Groom ushers his mother down the aisle with his father following behind them. Parents are seated & groom takes his place.
Bride’s mother and brother/uncle/family member enter & are seated.
Wedding party enters. Bridesmaids & groomsmen may either walk separately or in pairs. Wedding party takes their places, filtering from the outside, in. (i.e. those standing furthest away from the couple enter & take their places first, ending with the Best Man and Maid of Honor)
Ring bearer & flower girl enter. They may take their places with the wedding party, or may be seated with family in the front row(s).
Bride enters with her father, or whomever is escorting her down the aisle.
The traditional Catholic processional order follows the above order relatively closely, with a few specific alterations. For a traditional Catholic processional, we recommend the following:
Deacon, groom & Best Man enter together from a side door & take their places.
Groom’s parents walk down the aisle & are seated.
Bride’s mother walks down the aisle escorted by bride’s brother/uncle/family member & are seated.
Wedding party enters. Bridesmaids & groomsmen walk in pairs & take their places in the first row of pews, standing until given direction by the Deacon.
Maid of Honor enters alone & joins the other bridesmaids in the first pew.
Ring bearer & flower girl enter. They take their places with family in the reserved pews.
Bride enters with her father, or whomever is escorting her down the aisle.
The processional order for a traditional Jewish ceremony switches it up a bit with which side the bride, groom, and their families stand/sit. For a traditional Jewish wedding ceremony, the bride stands on the right (with her family sitting on the right) and the groom stands on the left (with his family sitting on the left). The processional order is:
Rabbi and/or cantor enter & take their place.
Grandparents of the bride enter & are seated in the first row on the right side.
Grandparents of the groom enter & are seated in the first row on the left side.
Groomsmen enter, typically in pairs, & take their places.
Best Man enters & takes his place.
Groom enters & takes his place.
Bridesmaids enter individually & take their places.
Maid of Honor enters & takes her place.
Ring bearer & flower girl enter. They take their places with family in the first few pews.
Bride enters with both parents; her father on her right and her mother on her left.
For a secular (or not strictly religious) wedding ceremony the processional order may take whichever form you’re most comfortable with!

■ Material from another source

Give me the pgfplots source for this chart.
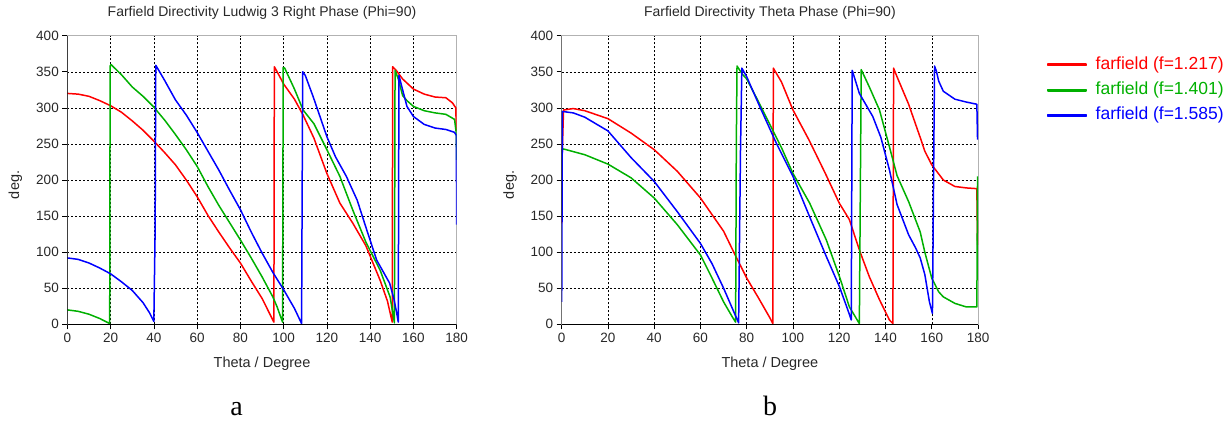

We typically recommend using the basic outline from the non-denominational Christian processional. This seems to be a safe bet and includes most of the usual family members. As we mentioned earlier, the processional order for a non-denominational Christian ceremony is not strictly tied to any religious traditions, making it a relatively neutral template to follow.
Not totally excited about any of these options? None of these options fit your family dynamic? No big deal! The beauty of your wedding day is that you get to create a day that reflects YOU. Here are some of the alternative processional options we’ve helped our clients decide on:
No Best Man or Maid of Honor
Bride walks down the aisle on her own
Grandparents, aunts, uncles, or cousins as part of the wedding party, but not as bridesmaids or groomsmen
No wedding party at all; no bridesmaids, no groomsmen - just the couple!
Father of the bride walks the mother of the bride down the aisle, then circles back to walk the bride down the aisle
Bride’s brother or uncle walks her down the aisle
No matter what you decide on, your wedding ceremony processional order doesn’t have to be a source of stress! Just like the rest of your wedding planning process, we always recommend balancing your unique values & beliefs with your individual situation. Every family is different and everyone’s beliefs are different, so every wedding is going to be unique! And we think that’s totally something to celebrate.